Responses to the lawyer's current bylaws draft
The lawyer's bylaws draft
Below is the analysis of Rafael Renteria and Leslie Radford - KPFK area
Los Angeles activists met today with attorney Matt Goldsby, an attorney specializing in non-profit law, associated with California Lawyers for the Arts. Mr. Goldsby offered the following guidance, but was clear that he did not have the expertise to elaborate further and advised that we contact a qualified civil rights attorney.
Goldsby offered a number of opinions and insights that contradict the positions ascribed to Kevin Finck, the lawyer retained to review Pacifica's bylaws. There were two general areas of discussion. The first pertained to questions of law and diversity per se, and the second pertained to options for restructuring Pacifica that might be pursued.
1. Goldsby strongly asserted that no non-profit attorney could be considered a final expert on the question of diversity requirements. He said that only an authority on civil rights law could have a sufficient grasp of all of the intersecting parameters between non-profit law and civil rights law as they pertain to diversity requirements at Pacifica. He strongly urged activists to contact qualified civil rights attorneys for a full explication of these matters.
2. Goldsby's opinion is that Pacifica will be vulnerable to legal action by outside parties in two situations. First, he said that diversity requirements might expose the Foundation to suits by those who claim that quotas or set-asides discriminate against them. By the same token, and of equal importance, he maintained that the Foundation would be equally vulnerable to legal action if the network had diversity policies or goals that its elections failed to fulfill. In other words, in Goldsby's opinion, Pacifica would be equally vulnerable to lawsuits under both conditions.
3. Goldsby, referring directly to the Code, held that under no conditions would the establishment of diversity requirements endanger Pacifica's status as a 501(c)3 non-profit organization under Federal law. He pointed out that there is no language whatsoever under 501(c)3 that addresses diversity in any way.
4. Goldsby said that changing the Bylaws to require diversity would not necessarily invoke an audit by any State agency. More on this below.

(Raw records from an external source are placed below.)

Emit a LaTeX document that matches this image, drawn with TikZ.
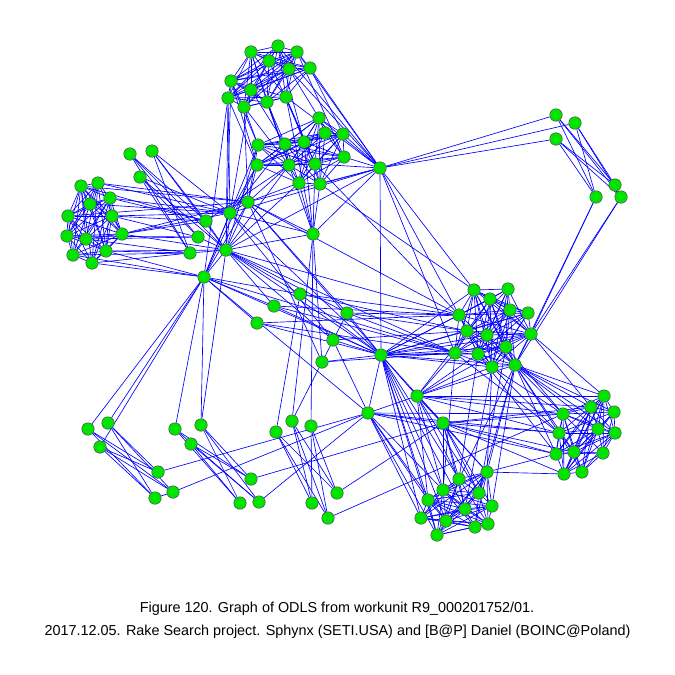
\documentclass[tikz,border=0pt]{standalone}
\usepackage{fontspec}
\setmainfont{Liberation Sans}
\pgfdeclarelayer{bg}
\pgfsetlayers{bg,main}
\definecolor{vg}{RGB}{0,228,0}
\definecolor{vb}{RGB}{0,0,255}
\tikzset{
  vtx/.style={circle,fill=vg,draw=black!70,line width=0.5pt,minimum size=12.5pt,inner sep=0pt},
  edge/.style={draw=vb,line width=0.65pt},
  captxt/.style={font=\fontsize{14.4}{17}\selectfont,inner sep=0pt}
}
\newcommand\myclique[2]{%
  \pgfmathtruncatemacro\nm{#2-1}%
  \foreach \i in {1,...,\nm}{%
    \pgfmathtruncatemacro\ip{\i+1}%
    \foreach \j in {\ip,...,#2}{%
      \pgfmathtruncatemacro\r{mod(3*\i+5*\j+\i*\j,4)}%
      \ifnum\r>0 \draw[edge] (#1\i)--(#1\j);\fi}}}
\begin{document}
\begin{tikzpicture}[x=1pt,y=-1pt]
\useasboundingbox (0,0) rectangle (675,675);
\foreach \n/\x/\y in {
 a1/251/52, a2/278/46, a3/297/52, a4/269/61, a5/289/69, a6/310/68, a7/231/81, a8/251/90, a9/228/98, a10/244/107, a11/267/102, a12/286/97,
 b1/319/118, b2/325/133, b3/343/134, b4/258/145, b5/285/144, b6/304/142, b7/344/157, b8/257/165, b9/289/165, b10/315/164, b11/299/183, b12/320/184,
 h1/380/168,
 g1/248/202, g2/230/213, g3/206/221, g4/198/237, g5/226/250, g6/190/253, g7/204/277, g8/313/234,
 c1/81/186, c2/98/183, c3/110/198, c4/90/204, c5/68/216, c6/112/216, c7/67/236, c8/86/239, c9/122/234, c10/73/255, c11/106/251, c12/92/263,
 p1/130/154, p2/152/151, p3/140/177,
 r1/556/115, r2/575/123, r3/556/139, r4/615/185, r5/596/197, r6/621/197,
 m1/300/294, m2/274/306, m3/347/313, m4/257/323, m5/333/340, m6/322/362, m7/381/355, m8/417/396, m9/368/413, m10/443/423,
 d1/474/290, d2/508/289, d3/490/299, d4/459/315, d5/510/310, d6/528/313, d7/467/331, d8/487/335, d9/531/334, d10/455/353, d11/478/354, d12/506/347, d13/492/367, d14/515/365,
 e1/604/396, e2/591/407, e3/563/414, e4/614/412, e5/598/429, e6/559/433, e7/615/433, e8/556/454, e9/574/452, e10/603/453, e11/564/474, e12/582/472,
 f1/487/472, f2/459/479, f3/443/490, f4/479/493, f5/428/500, f6/492/506, f7/465/509, f8/421/518, f9/446/521, f10/475/527, f11/488/524, f12/437/535,
 q1/88/429, q2/108/423, q3/100/447, q4/158/472, q5/173/492, q6/155/498,
 s1/175/429, s2/201/425, s3/191/444, s4/251/479, s5/240/503, s6/259/502,
 t1/276/432, t2/292/421, t3/311/426, t4/337/493, t5/312/503, t6/328/518}
 \node[vtx] (\n) at (\x,\y) {};
\begin{pgfonlayer}{bg}
\myclique{a}{12}
\myclique{b}{12}
\myclique{c}{12}
\myclique{d}{14}
\myclique{e}{12}
\myclique{f}{12}
\foreach \u/\v in {
 a7/b4, a7/b8, a9/b8, a10/b4, a11/b5, a11/b9, a12/b6, a8/b5, a5/b1, a6/b3, a4/b10, a1/b9, a2/b6, a3/b7, a12/b10, a10/b9,
 a3/h1, a6/h1, a5/h1, a2/h1, a12/h1,
 a7/g5, a9/g5, a9/g7, a10/g1, a8/g2, a11/g8, a12/g8, a9/g2,
 b1/h1, b3/h1, b7/h1, b10/h1, b12/h1, b4/g1, b8/g1, b8/g2, b9/g1, b11/g1, b12/g8, b10/g8, b9/g5, b11/g5, b4/g5, b5/g2, b6/g8, b11/g8, b8/g7, b4/g7, b9/g3, b12/d1, b10/d4,
 h1/r1, h1/r2, h1/r3, h1/g8, h1/g1, h1/g5, h1/d1, h1/d4, h1/m7, h1/g2, h1/d10,
 r1/r4, r1/r5, r1/r6, r2/r4, r2/r5, r2/r6, r3/r4, r3/r5, r3/r6, r5/d9, r5/d14, r6/d9, r6/d14,
 c1/g1, c2/g2, c2/g1, c3/g2, c3/g3, c1/g3, c4/g2, c5/g1, c6/g2, c6/g3, c9/g3, c9/g1, c9/g5, c9/g2, c7/g4, c8/g6, c10/g6, c11/g6, c11/g5, c12/g7, c12/g6, c10/g7, c11/g7, c8/g4, c6/g4,
 p1/g3, p1/g4, p1/g6, p1/g5, p2/g3, p2/g2, p2/g6, p2/g5, p3/g4, p3/g6, p3/g5, p3/g2,
 g1/g2, g2/g5, g1/g5, g5/g7, g3/g5, g1/g8, g2/g8, g5/g8, g6/g5, g4/g5, g1/g7, g2/g7,
 g7/q1, g7/q2, g7/q3, g7/s1, g7/s2, g5/s2, t1/m1, t2/m3, t2/g8, t3/g8,
 q1/q4, q1/q5, q1/q6, q2/q4, q2/q5, q2/q6, q3/q4, q3/q5, q3/q6, q5/q6, q4/m9, q5/m9,
 s1/s4, s1/s5, s1/s6, s2/s4, s2/s5, s2/s6, s3/s4, s3/s5, s3/s6, s4/m10, s6/m9,
 t1/t4, t1/t5, t1/t6, t2/t4, t2/t5, t2/t6, t3/t4, t3/t5, t3/t6, t4/m10, t6/e3,
 m1/g7, m1/g5, m1/m7, m1/d4, m2/g5, m2/g7, m2/m7, m2/d10, m3/g5, m3/m7, m3/g1, m4/g7, m4/m7, m4/d4, m5/g5, m5/m7, m5/g2, m6/m7, m6/g8, m6/g1, m3/d7, m5/m9,
 m4/d10, m2/d4, m1/d7, m3/d4, m3/d10, g7/d10, g5/d4, m6/d10, m5/d7,
 g5/m7, g7/m7, g2/m7, g1/d4, g5/d10, g7/m9, g1/m7,
 d14/e1, d14/e2, d14/e3, d14/e4, d14/e5, d14/e6, d14/e7, d13/e3, d13/e6, d9/e1, d9/e2, d12/e3, d11/e8, d10/e6, d14/e8, d14/e9,
 d14/f1, d14/f2, d14/f4, d13/f1, d10/f3, d11/f2, d12/f4, d14/f6, d13/f7,
 m7/f2, m7/f3, m7/f5, m7/f8, m7/f9, m7/f7, m7/f12,
 m8/f2, m8/f3, m8/f5, m8/f4, m8/f1,
 m9/f5, m9/f8, m9/f3, m9/f9, m9/f12,
 m10/f2, m10/f3, m10/f4, m10/f1, m10/f6, m10/f7,
 m10/e3, m10/e6, m10/e8, m10/e9, m10/e11, m10/e2,
 m8/e3, m8/e6, m8/e2, m8/e1, m9/e3, m9/e6, m9/e8,
 m7/d1, m7/d3, m7/d4, m7/d7, m7/d8, m7/d10, m7/d11, m7/d12, m7/d13, m7/d14, m7/d9, m7/d6,
 m8/d10, m8/d11, m8/d13, m8/d14, m8/d7, m8/d12,
 m7/m8, m7/m9, m7/m10, m8/m10, m8/m9, m9/m10, f1/e11, f1/e8}
 \draw[edge] (\u)--(\v);
\end{pgfonlayer}
\node[captxt] (cap1) at (337,609) {Figure 120. Graph of ODLS from workunit R9\_000201752/01.};
\node[captxt] (cap2) at (337.5,632) {2017.12.05. Rake Search project. Sphynx (SETI.USA) and [B@P] Daniel (BOINC@Poland)};
\end{tikzpicture}
\end{document}
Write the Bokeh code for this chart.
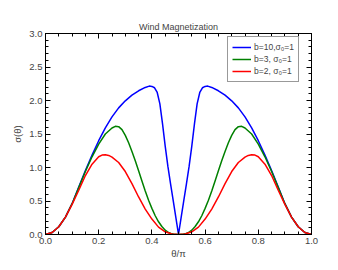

5. He pointed out that California law regulating universities and state-funded institutions probably would not apply to a non-profit organization like Pacifica.
6. Goldsby suggested that the intersection of Federal and State laws and regulations with respect to diversity might create a precedent- setting case as pertains to diversity requirements at Pacifica. An explanation is in order: Pacifica is a minority organization according to the CPB. As such, it qualifies for different conditions for funding as does a non- minority organization. Minority organizations have to receive lower thresholds of financial support from their listeners to qualify for CPB matching funds than do non-minority organizations. Pacifica qualifies as a minority organization in part because of the racial composition of its National Board. The courts have required that Pacifica democratize. This sets up a tension and a contradiction between the requirements of the CPB and the requirement for elections - if those elections are to be held without diversity requirements - that could result in serious material harm to the Pacifica Foundation. In other words, Pacifica might lose a significant portion of its CPB funding, funding it can ill-afford to lose in the current economic crisis.
7. Finally, with respect to the specificities of the law, Goldsby suggested an oblique possibility that pertains primarily to Constitutional law. He said that religious organizations are able, on the basis of their mission, to include or exclude groups according to their beliefs, at will. He speculated that any groups' mission might be construed to have an equal moral and legal weight, as does the mission of a religious organization.
Goldsby suggested that, if experts in civil rights law were to find that diversity requirements were illegal, then several options might be available for restructuring an elections process:
1. He said the most solid possibility for ensuring diversity would be to create geographic districts for representation, much as the Congress and State Legislatures do. He suggested that this kind of structure would be very difficult for any group to challenge insofar as the Federal Government itself utilizes this principle.
2. Goldsby said that, in his opinion, setting up a requirement that the candidate pool must include enough candidates of color and enough women to make the fulfillment of diversity goals possible would be legally sound.
3. He said that setting requirements for the setting aside of seats on the basis of economic class would be legally acceptable.
4. He said that listing candidates on a ballot according to their ethnicity and gender would be legally acceptable.
5. Goldsby maintained that setting aside seats for collectives who are involved in the life of the station, as per the proposed KPFK Program Council model, would be legally sound.
He suggested that some form of the "Hybrid Model" might work if groups were not excluded from forming their own constituencies.
Finally, Goldsby was of the opinion that if diversity requirements were made a matter of policy, but not included in the Bylaws, Pacifica would most likely avoid any inspection or audits by the IRS or the Attorney General, given that only Bylaws changes, but not changes in policy, must be submitted to those authorities.